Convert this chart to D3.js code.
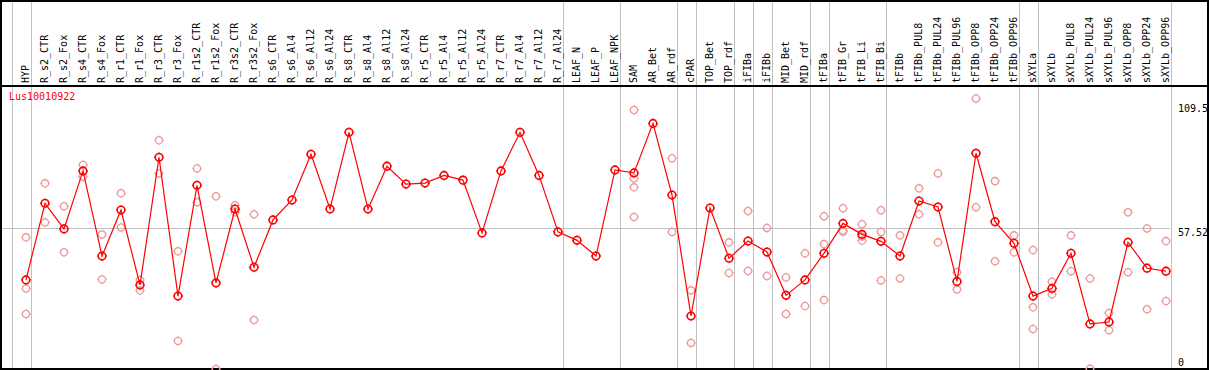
<!DOCTYPE html>
<html>
<head>
<meta charset="utf-8">
<script src="https://cdn.jsdelivr.net/npm/d3@7"></script>
<style>
  body { margin: 0; background: #fff; }
  text { font-family: "DejaVu Sans Mono", monospace; font-size: 10px; }
</style>
</head>
<body>
<svg id="chart" width="1209" height="370"></svg>
<script>
const geneName = "Lus10010922";

const samples = ["HYP", "R_s2_CTR", "R_s2_Fox", "R_s4_CTR", "R_s4_Fox", "R_r1_CTR", "R_r1_Fox",
  "R_r3_CTR", "R_r3_Fox", "R_r1s2_CTR", "R_r1s2_Fox", "R_r3s2_CTR", "R_r3s2_Fox",
  "R_s6_CTR", "R_s6_Al4", "R_s6_Al12", "R_s6_Al24", "R_s8_CTR", "R_s8_Al4", "R_s8_Al12", "R_s8_Al24",
  "R_r5_CTR", "R_r5_Al4", "R_r5_Al12", "R_r5_Al24", "R_r7_CTR", "R_r7_Al4", "R_r7_Al12", "R_r7_Al24",
  "LEAF_N", "LEAF_P", "LEAF_NPK", "SAM", "AR_Bet", "AR_rdf", "cPAR", "TOP_Bet", "TOP_rdf",
  "iFIBa", "iFIBb", "MID_Bet", "MID_rdf", "tFIBa", "tFIB_Gr", "tFIB_Li", "tFIB_Bi", "tFIBb",
  "tFIBb_PUL8", "tFIBb_PUL24", "tFIBb_PUL96", "tFIBb_OPP8", "tFIBb_OPP24", "tFIBb_OPP96",
  "sXYLa", "sXYLb", "sXYLb_PUL8", "sXYLb_PUL24", "sXYLb_PUL96", "sXYLb_OPP8", "sXYLb_OPP24", "sXYLb_OPP96"];

// number of samples in each tissue group (separated by grey lines)
const groupSizes = [1, 28, 3, 3, 1, 2, 1, 1, 2, 1, 3, 7, 1, 7];

const means = [36.6, 67.4, 57.1, 80.4, 46.2, 64.7, 34.6, 85.9, 30.1, 74.6, 35.4, 65.1, 41.7,
  60.7, 68.7, 87.1, 65.1, 95.9, 65.1, 82.3, 75.1, 75.5, 78.6, 76.7, 55.5, 80.4, 95.9, 78.6, 55.9,
  52.5, 46.2, 80.8, 79.6, 99.5, 70.7, 22.1, 65.5, 45.3, 52.2, 47.8, 30.4, 36.6, 47.3, 59.3, 54.9,
  52.1, 46.2, 68.3, 65.9, 36.0, 87.5, 60.0, 51.3, 30.1, 33.2, 47.3, 18.9, 19.7, 51.7, 41.3, 40.1];

const replicates = [[53.7, 33.2, 22.9], [75.4, 59.7], [66.2, 47.7], [82.8, 78.1], [54.9, 36.8],
  [71.4, 57.7], [36.6, 32.3], [92.7, 79.4], [48.1, 12.1], [81.4, 67.8], [70.2, 0.8], [66.6, 63.8],
  [63.0, 20.5],
  [], [], [], [], [], [], [], [], [], [], [], [], [], [], [], [], [], [], [],
  [104.9, 77.4, 73.8, 61.9], [], [85.5, 55.9], [32.4, 11.3], [], [51.7, 39.4], [64.3, 40.2],
  [57.5, 38.2], [37.6, 22.9], [47.3, 26.1], [62.2, 51.0, 28.5], [65.4, 56.4, 56.0],
  [59.0, 54.0, 52.4], [64.6, 55.9, 36.4], [54.5, 37.2], [73.4, 63.0], [79.4, 51.7], [39.7, 32.8],
  [109.5, 65.8], [76.3, 44.1], [54.5, 47.7], [48.6, 25.6, 16.9], [35.9, 30.8], [54.5, 40.1],
  [37.2, 0.9], [23.3, 16.4], [63.8, 39.7], [57.3, 24.8], [52.2, 28.1]];

const yTicks = [0, 57.52, 109.5];
const refLine = 57.52;

const W = 1209, H = 370;
const headerY = 85, plotRight = 1170;

const svg = d3.select("#chart");

const x = d3.scalePoint()
  .domain(samples)
  .range([26, 1166]);
const step = x.step();

const y = d3.scaleLinear()
  .domain([0, 109.5])
  .range([371, 98.5]);

// group separator lines
var ends = [-1];
var acc = 0;
groupSizes.forEach(function(n) { acc += n; ends.push(acc - 1); });

svg.append("g").selectAll("line")
  .data(ends)
  .join("line")
    .attr("x1", function(i) { return Math.round(26 + step * i + 4.5) + 0.5; })
    .attr("x2", function(i) { return Math.round(26 + step * i + 4.5) + 0.5; })
    .attr("y1", 0)
    .attr("y2", H)
    .attr("stroke", "#c0c0c0")
    .attr("stroke-width", 1);

// reference line
svg.append("line")
  .attr("x1", 2).attr("x2", plotRight)
  .attr("y1", Math.round(y(refLine)) + 0.5)
  .attr("y2", Math.round(y(refLine)) + 0.5)
  .attr("stroke", "#c0c0c0");

// sample labels in header
svg.append("g").selectAll("text")
  .data(samples)
  .join("text")
    .attr("transform", function(d) { return "translate(" + (x(d) + 3) + "," + 83 + ") rotate(-90)"; })
    .attr("text-anchor", "start")
    .attr("fill", "#000")
    .text(function(d) { return d; });

// frame + header separator
svg.append("rect")
  .attr("x", 1).attr("y", 1)
  .attr("width", W - 2).attr("height", H - 2)
  .attr("fill", "none")
  .attr("stroke", "#000")
  .attr("stroke-width", 2);
svg.append("line")
  .attr("x1", 0).attr("x2", W)
  .attr("y1", headerY + 0.5).attr("y2", headerY + 0.5)
  .attr("stroke", "#000")
  .attr("stroke-width", 2)
  .attr("shape-rendering", "crispEdges");

// gene name
svg.append("text")
  .attr("x", 9)
  .attr("y", 100)
  .attr("fill", "#ff0000")
  .text(geneName);

// y tick labels on the right
svg.append("g").selectAll("text")
  .data(yTicks)
  .join("text")
    .attr("x", 1178)
    .attr("y", function(d) { return Math.min(Math.max(y(d) + 8, 112), 366); })
    .attr("fill", "#000")
    .text(function(d) { return d; });

function marker(g, r, sw) {
  g.append("circle").attr("r", r).attr("fill", "none").attr("stroke-width", sw);
  g.append("path")
    .attr("fill", "none")
    .attr("stroke-width", 1)
    .attr("d", "M0," + (-r - 1.2) + "V" + (-r) + "M0," + r + "V" + (r + 1.2) +
               "M" + (-r - 1.2) + ",0H" + (-r) + "M" + r + ",0H" + (r + 1.2));
}

// replicate points
var reps = [];
replicates.forEach(function(vals, i) {
  vals.forEach(function(v) { reps.push({ s: samples[i], v: v }); });
});
svg.append("g")
  .attr("stroke", "#ee9a9a")
  .selectAll("g")
  .data(reps)
  .join("g")
    .attr("transform", function(d) { return "translate(" + x(d.s) + "," + y(d.v) + ")"; })
    .each(function() { marker(d3.select(this), 3.6, 1.3); });

// mean line
const line = d3.line()
  .x(function(d, i) { return x(samples[i]); })
  .y(function(d) { return y(d); });

svg.append("path")
  .datum(means)
  .attr("fill", "none")
  .attr("stroke", "#ff0000")
  .attr("stroke-width", 1.2)
  .attr("d", line);

svg.append("g")
  .attr("stroke", "#ff0000")
  .selectAll("g")
  .data(means)
  .join("g")
    .attr("transform", function(d, i) { return "translate(" + x(samples[i]) + "," + y(d) + ")"; })
    .each(function() { marker(d3.select(this), 3.8, 1.6); });
</script>
</body>
</html>
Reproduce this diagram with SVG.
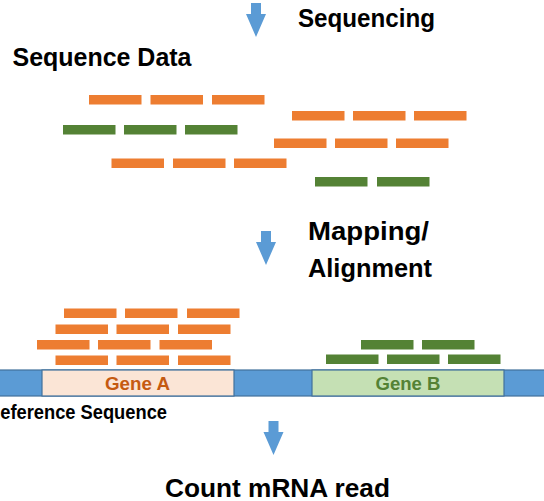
<svg xmlns="http://www.w3.org/2000/svg" width="544" height="501" viewBox="0 0 544 501">
  <style>
    .title { font-family: "Liberation Sans", Arial, sans-serif; font-weight: bold; font-size: 25px; fill: #000; }
    .gene { font-family: "Liberation Sans", Arial, sans-serif; font-weight: bold; font-size: 18px; text-anchor: middle; }
    .or { fill: #ED7D31; }
    .gr { fill: #548235; }
    .arrow { fill: #5B9BD5; }
  </style>
  <defs>
    <rect id="ro" width="52.5" height="9.5" class="or"/>
    <rect id="rg" width="52.5" height="9.5" class="gr"/>
    <!-- down arrow, origin at top centre of shaft -->
    <path id="down" d="M-5,0 H5 V11 H10 L0,34 L-10,11 H-5 Z" class="arrow"/>
  </defs>

  <rect width="544" height="501" fill="#fff"/>

  <g id="connectors">
    <use href="#down" x="256" y="3"/>
    <use href="#down" x="266" y="231"/>
    <use href="#down" x="273.5" y="421"/>
  </g>

  <g id="sequencing-label">
    <text class="title" x="298" y="27" textLength="137" lengthAdjust="spacingAndGlyphs">Sequencing</text>
  </g>

  <g id="sequence-data">
    <text class="title" x="12.5" y="66" textLength="179" lengthAdjust="spacingAndGlyphs">Sequence Data</text>
    <use href="#ro" x="89" y="95"/><use href="#ro" x="150.5" y="95"/><use href="#ro" x="212" y="95"/>
    <use href="#ro" x="292" y="111"/><use href="#ro" x="353" y="111"/><use href="#ro" x="414" y="111"/>
    <use href="#rg" x="63" y="125"/><use href="#rg" x="124" y="125"/><use href="#rg" x="185" y="125"/>
    <use href="#ro" x="274" y="138.5"/><use href="#ro" x="335" y="138.5"/><use href="#ro" x="396" y="138.5"/>
    <use href="#ro" x="111.5" y="158.5"/><use href="#ro" x="173" y="158.5"/><use href="#ro" x="234" y="158.5"/>
    <use href="#rg" x="315" y="177"/><use href="#rg" x="377" y="177"/>
  </g>

  <g id="mapping-label">
    <text class="title" x="308" y="240" textLength="121" lengthAdjust="spacingAndGlyphs">Mapping/</text>
    <text class="title" x="308" y="277" textLength="124" lengthAdjust="spacingAndGlyphs">Alignment</text>
  </g>

  <g id="aligned-reads-a">
    <use href="#ro" x="64" y="308.5"/><use href="#ro" x="125" y="308.5"/><use href="#ro" x="187" y="308.5"/>
    <use href="#ro" x="55.5" y="324.5"/><use href="#ro" x="116.5" y="324.5"/><use href="#ro" x="178" y="324.5"/>
    <use href="#ro" x="37" y="340"/><use href="#ro" x="98" y="340"/><use href="#ro" x="159.5" y="340"/>
    <use href="#ro" x="55.5" y="355.5"/><use href="#ro" x="116.5" y="355.5"/><use href="#ro" x="178" y="355.5"/>
  </g>

  <g id="aligned-reads-b">
    <use href="#rg" x="361" y="340"/><use href="#rg" x="422" y="340"/>
    <use href="#rg" x="326" y="354.5"/><use href="#rg" x="387" y="354.5"/><use href="#rg" x="448" y="354.5"/>
  </g>

  <g id="reference">
    <rect x="-2" y="370" width="548" height="26" fill="#5B9BD5" stroke="#41719C" stroke-width="1.2"/>
    <text x="-13" y="419" font-family="'Liberation Sans', Arial, sans-serif" font-weight="bold" font-size="20" textLength="180" lengthAdjust="spacingAndGlyphs">Reference Sequence</text>
  </g>

  <g id="gene-a">
    <rect x="42" y="370" width="192" height="26" fill="#FBE5D6" stroke="#41719C" stroke-width="1.2"/>
    <text class="gene" x="137.5" y="389.5" fill="#C55A11" textLength="65" lengthAdjust="spacingAndGlyphs">Gene A</text>
  </g>

  <g id="gene-b">
    <rect x="312" y="370" width="192" height="26" fill="#C5E0B4" stroke="#41719C" stroke-width="1.2"/>
    <text class="gene" x="408" y="389.5" fill="#548235" textLength="65" lengthAdjust="spacingAndGlyphs">Gene B</text>
  </g>

  <g id="count-label">
    <text class="title" x="165" y="497" textLength="225" lengthAdjust="spacingAndGlyphs">Count mRNA read</text>
  </g>
</svg>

****************

*What needs to be done*
Exactly as they appear, print the lines of the listing above from its first line through the line that contains "1, 3, 7, 1, 7];", minus the pictures.

*Full output*
Convert this chart to D3.js code.
<!DOCTYPE html>
<html>
<head>
<meta charset="utf-8">
<script src="https://cdn.jsdelivr.net/npm/d3@7"></script>
<style>
  body { margin: 0; background: #fff; }
  text { font-family: "DejaVu Sans Mono", monospace; font-size: 10px; }
</style>
</head>
<body>
<svg id="chart" width="1209" height="370"></svg>
<script>
const geneName = "Lus10010922";

const samples = ["HYP", "R_s2_CTR", "R_s2_Fox", "R_s4_CTR", "R_s4_Fox", "R_r1_CTR", "R_r1_Fox",
  "R_r3_CTR", "R_r3_Fox", "R_r1s2_CTR", "R_r1s2_Fox", "R_r3s2_CTR", "R_r3s2_Fox",
  "R_s6_CTR", "R_s6_Al4", "R_s6_Al12", "R_s6_Al24", "R_s8_CTR", "R_s8_Al4", "R_s8_Al12", "R_s8_Al24",
  "R_r5_CTR", "R_r5_Al4", "R_r5_Al12", "R_r5_Al24", "R_r7_CTR", "R_r7_Al4", "R_r7_Al12", "R_r7_Al24",
  "LEAF_N", "LEAF_P", "LEAF_NPK", "SAM", "AR_Bet", "AR_rdf", "cPAR", "TOP_Bet", "TOP_rdf",
  "iFIBa", "iFIBb", "MID_Bet", "MID_rdf", "tFIBa", "tFIB_Gr", "tFIB_Li", "tFIB_Bi", "tFIBb",
  "tFIBb_PUL8", "tFIBb_PUL24", "tFIBb_PUL96", "tFIBb_OPP8", "tFIBb_OPP24", "tFIBb_OPP96",
  "sXYLa", "sXYLb", "sXYLb_PUL8", "sXYLb_PUL24", "sXYLb_PUL96", "sXYLb_OPP8", "sXYLb_OPP24", "sXYLb_OPP96"];

// number of samples in each tissue group (separated by grey lines)
const groupSizes = [1, 28, 3, 3, 1, 2, 1, 1, 2, 1, 3, 7, 1, 7];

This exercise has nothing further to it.